I really do mean this, though: Zac Efron is a Cary Grant-level talent, with the classic good looks of a comedic straight man or a romantic lead, but a willingness to take himself less than seriously. Precious few actors can seem equally at ease in preppy golf attire or nothing but a Georgia Tech Buzz Bee codpiece, and Efron is chief among them. The poster is not wrong when it places him into Dustin Hoffman's old spot.

The movie itself is basically a buddy raunch-comedy; the recently-bereaved Dick Kelly (De Niro) tricks his engaged grandson Jason (Efron) into driving him from Atlanta down to Spring Break in Daytona Beach less than a week before his wedding. Jason's fiancée, Meredith (Julianne Hough), seems more a match based on their fathers' partnership in the same law firm Jason abandoned his aspirations as a photographer to work in, and Dick thinks Jason is about to make a mistake. This doesn't really get discussed until well into the movie, but I can't honestly it a spoiler when you'd have to be pretty wasted not to pick up what's going on right from the start. Then again, getting pretty wasted might not be a bad idea in general before watching.

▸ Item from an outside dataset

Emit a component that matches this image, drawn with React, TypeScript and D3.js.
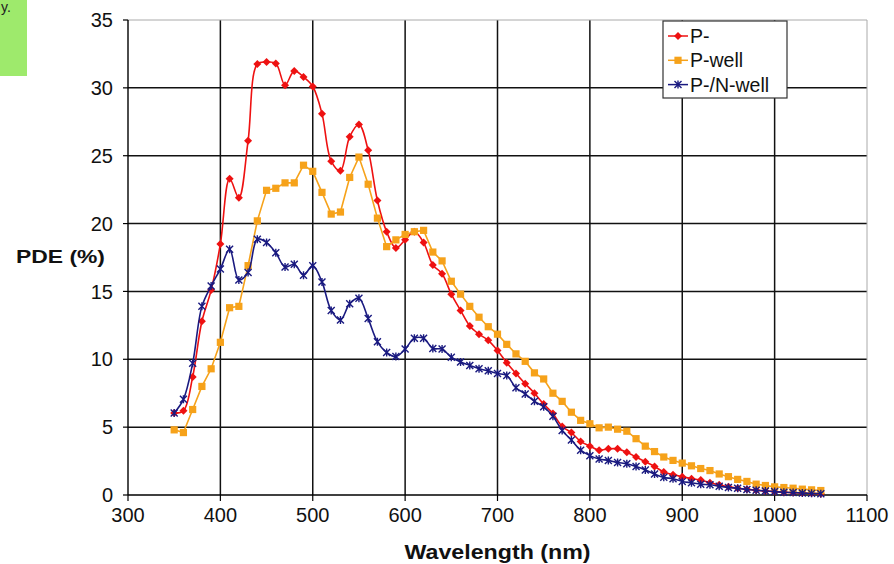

There are some things Dirty Grandpa isn't completely transparent about; ironically, they're mostly things should be clearer up front. There's a lot about the relationships between Jason, Dick, and Jason's dad David (Dermot Mulroney) that gets introduced right before it pays off. The result feels kind of like that guy who tells a joke, but keeps backing up to fill in things he left out, and you end up wishing he just hadn't started at all.

But as lowbrow and unmotivated as Dirty Grandpa is in scene after scene, Zac Efron keeps coming back and giving it his all. I can't help but respect his talent and his professionalism, even as I mourn the roles he keeps finding himself in.